### Given instruction
Find every line with "picture" in it, then report how many there are and nothing more.

## START Source data

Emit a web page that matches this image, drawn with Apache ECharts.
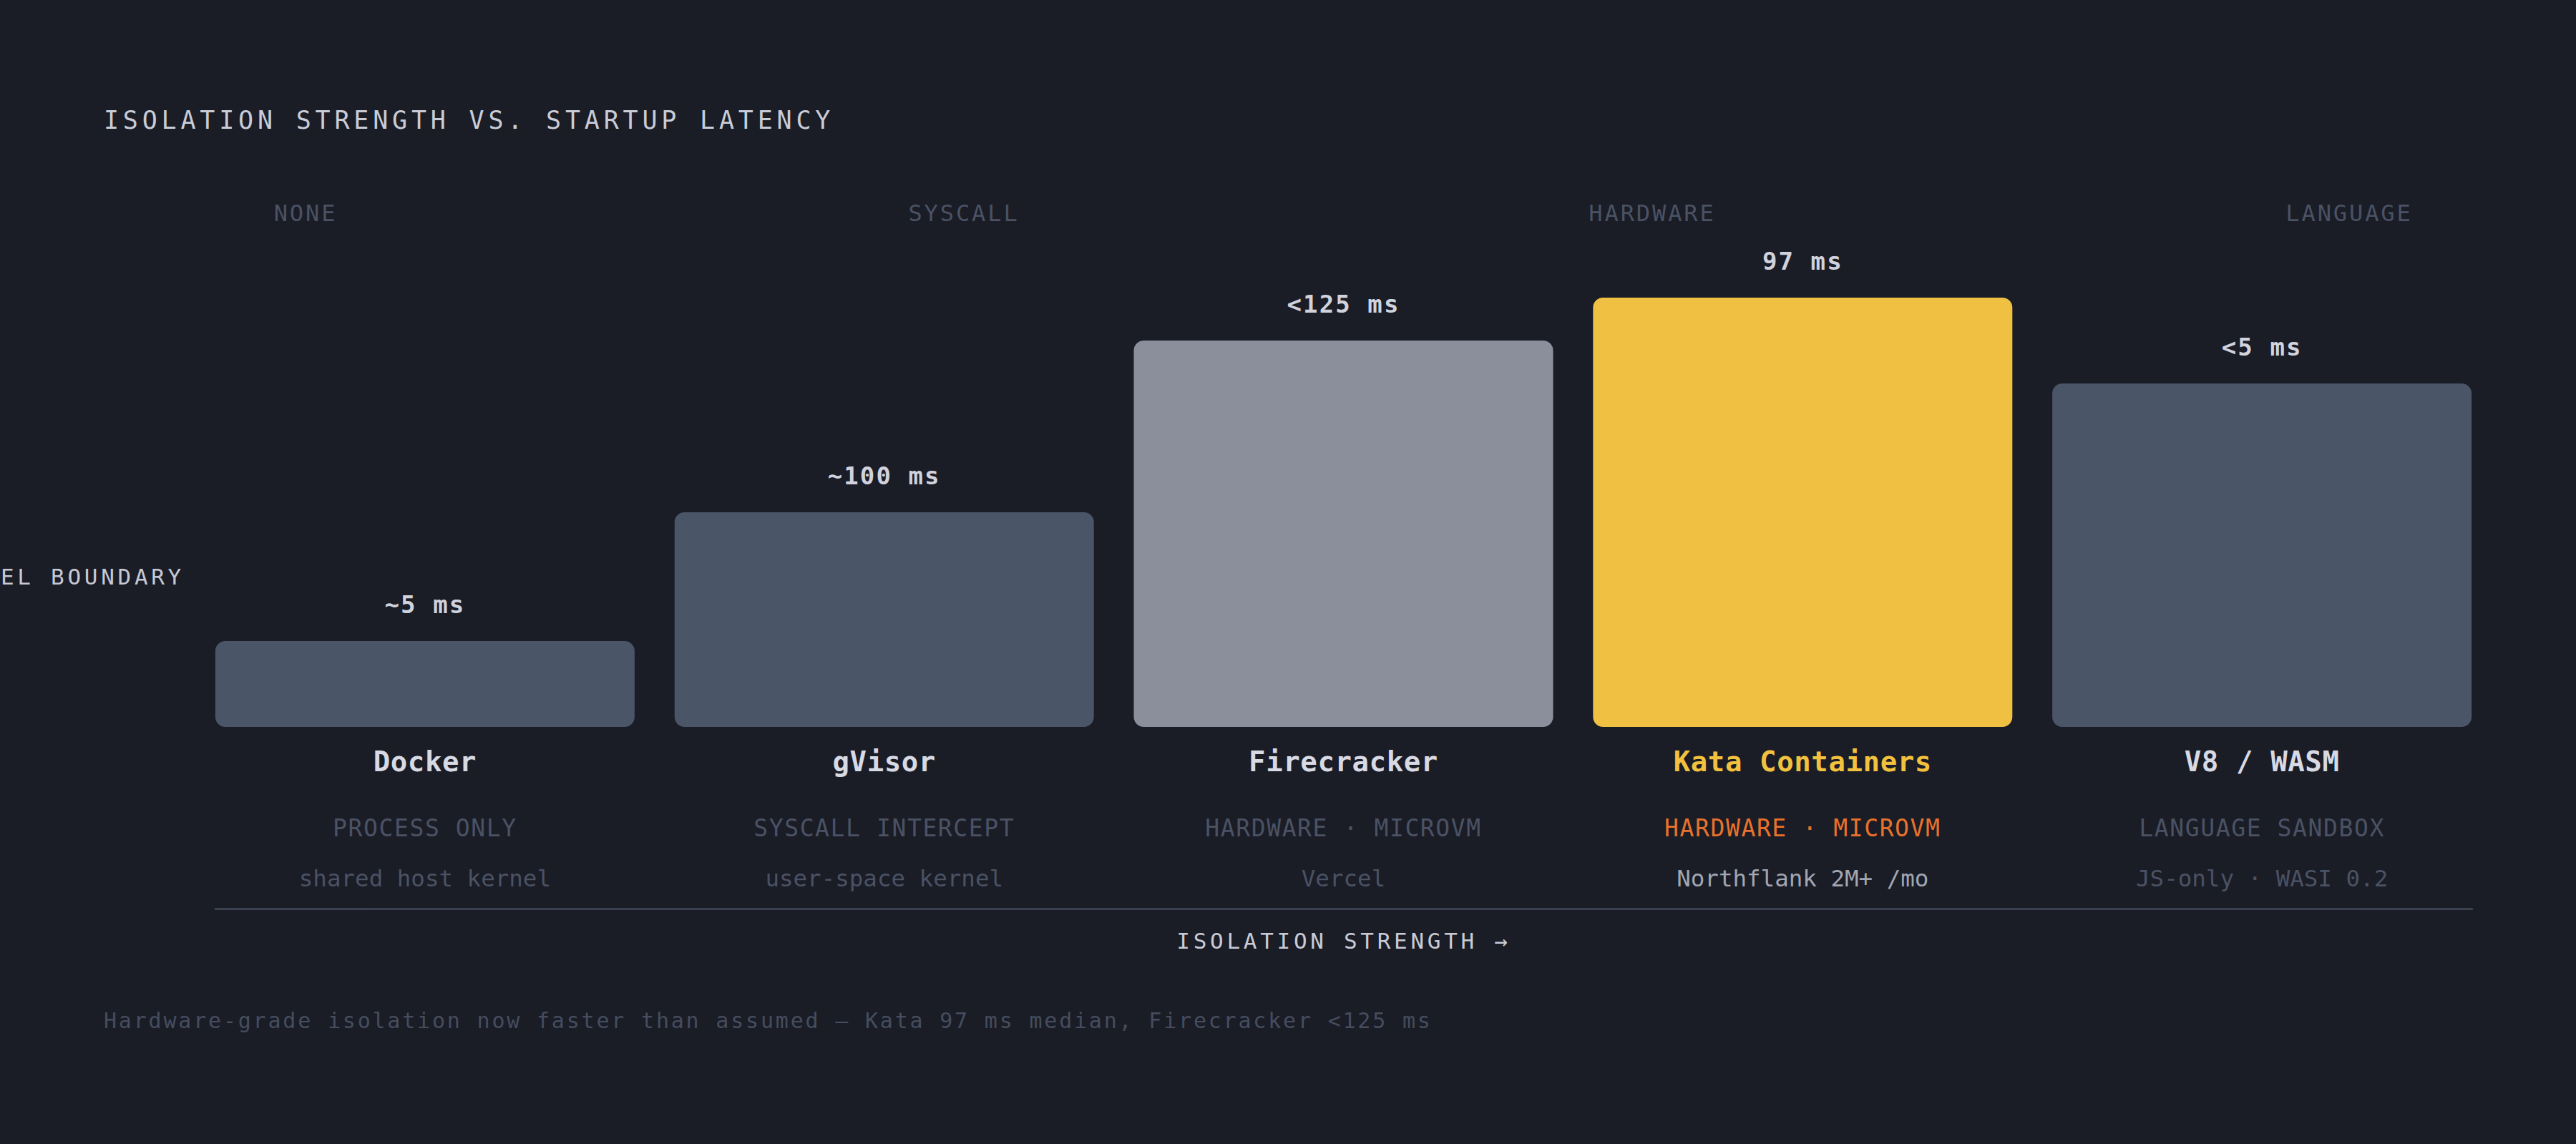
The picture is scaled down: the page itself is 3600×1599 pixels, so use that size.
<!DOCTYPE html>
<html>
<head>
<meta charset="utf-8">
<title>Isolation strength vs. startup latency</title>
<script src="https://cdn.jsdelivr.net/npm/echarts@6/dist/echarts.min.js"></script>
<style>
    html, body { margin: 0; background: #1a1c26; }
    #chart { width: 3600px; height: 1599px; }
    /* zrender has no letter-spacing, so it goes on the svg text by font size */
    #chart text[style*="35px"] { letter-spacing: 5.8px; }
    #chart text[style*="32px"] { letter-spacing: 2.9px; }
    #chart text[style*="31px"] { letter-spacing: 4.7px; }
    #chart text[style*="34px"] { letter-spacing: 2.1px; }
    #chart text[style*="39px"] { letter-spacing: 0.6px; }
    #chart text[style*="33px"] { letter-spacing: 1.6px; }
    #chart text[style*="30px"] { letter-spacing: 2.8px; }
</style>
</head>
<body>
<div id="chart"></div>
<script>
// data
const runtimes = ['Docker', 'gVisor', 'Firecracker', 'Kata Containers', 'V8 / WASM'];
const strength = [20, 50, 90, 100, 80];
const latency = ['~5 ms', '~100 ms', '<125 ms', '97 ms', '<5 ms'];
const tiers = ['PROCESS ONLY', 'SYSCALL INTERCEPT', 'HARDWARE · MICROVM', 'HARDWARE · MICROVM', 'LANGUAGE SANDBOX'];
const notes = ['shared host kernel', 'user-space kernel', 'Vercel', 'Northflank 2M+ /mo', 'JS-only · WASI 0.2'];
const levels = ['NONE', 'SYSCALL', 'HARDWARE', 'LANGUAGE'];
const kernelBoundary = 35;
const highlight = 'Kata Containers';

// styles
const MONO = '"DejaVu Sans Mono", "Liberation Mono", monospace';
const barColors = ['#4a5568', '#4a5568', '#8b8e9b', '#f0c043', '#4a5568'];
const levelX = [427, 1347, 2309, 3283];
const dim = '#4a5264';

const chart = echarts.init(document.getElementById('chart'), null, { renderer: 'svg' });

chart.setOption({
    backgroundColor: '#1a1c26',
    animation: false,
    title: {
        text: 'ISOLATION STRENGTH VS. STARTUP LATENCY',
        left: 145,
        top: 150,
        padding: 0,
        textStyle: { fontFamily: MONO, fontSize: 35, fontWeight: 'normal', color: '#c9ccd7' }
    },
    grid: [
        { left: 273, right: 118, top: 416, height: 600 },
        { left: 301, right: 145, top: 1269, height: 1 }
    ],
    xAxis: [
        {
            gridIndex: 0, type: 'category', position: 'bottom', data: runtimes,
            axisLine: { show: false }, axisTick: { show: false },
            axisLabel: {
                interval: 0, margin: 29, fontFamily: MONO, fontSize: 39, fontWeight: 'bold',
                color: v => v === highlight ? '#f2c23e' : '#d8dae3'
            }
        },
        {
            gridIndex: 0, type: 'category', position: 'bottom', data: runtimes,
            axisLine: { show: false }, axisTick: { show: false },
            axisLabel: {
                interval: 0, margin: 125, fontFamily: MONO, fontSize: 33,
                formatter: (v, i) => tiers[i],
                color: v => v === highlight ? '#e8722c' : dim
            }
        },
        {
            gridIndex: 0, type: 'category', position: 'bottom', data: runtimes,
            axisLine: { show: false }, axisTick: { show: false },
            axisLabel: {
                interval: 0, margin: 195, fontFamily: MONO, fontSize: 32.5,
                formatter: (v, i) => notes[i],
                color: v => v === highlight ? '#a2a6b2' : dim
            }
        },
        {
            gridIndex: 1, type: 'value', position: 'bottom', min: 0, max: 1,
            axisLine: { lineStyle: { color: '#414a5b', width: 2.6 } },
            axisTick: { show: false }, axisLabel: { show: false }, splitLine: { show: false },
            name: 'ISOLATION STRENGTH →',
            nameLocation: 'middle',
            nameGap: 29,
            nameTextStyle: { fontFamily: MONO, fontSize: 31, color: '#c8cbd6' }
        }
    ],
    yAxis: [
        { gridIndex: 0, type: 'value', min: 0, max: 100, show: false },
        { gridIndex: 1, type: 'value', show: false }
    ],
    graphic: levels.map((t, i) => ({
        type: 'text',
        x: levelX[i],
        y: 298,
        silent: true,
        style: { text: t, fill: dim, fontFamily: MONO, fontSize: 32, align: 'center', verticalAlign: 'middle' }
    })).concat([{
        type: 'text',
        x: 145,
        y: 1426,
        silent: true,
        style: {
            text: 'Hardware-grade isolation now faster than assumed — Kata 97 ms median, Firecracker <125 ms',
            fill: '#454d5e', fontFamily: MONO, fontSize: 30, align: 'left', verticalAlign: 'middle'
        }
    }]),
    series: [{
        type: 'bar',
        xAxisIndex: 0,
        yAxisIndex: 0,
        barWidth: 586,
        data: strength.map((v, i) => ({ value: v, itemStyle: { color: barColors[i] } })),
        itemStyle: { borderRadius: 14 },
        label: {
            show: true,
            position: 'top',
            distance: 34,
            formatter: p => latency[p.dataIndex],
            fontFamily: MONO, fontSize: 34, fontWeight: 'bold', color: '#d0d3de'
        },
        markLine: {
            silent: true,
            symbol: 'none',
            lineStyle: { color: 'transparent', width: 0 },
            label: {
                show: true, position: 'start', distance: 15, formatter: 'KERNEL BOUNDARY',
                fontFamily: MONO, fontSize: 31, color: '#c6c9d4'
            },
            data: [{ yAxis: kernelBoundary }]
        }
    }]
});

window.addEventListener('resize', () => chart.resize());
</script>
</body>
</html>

## END Source data

### Solution below
1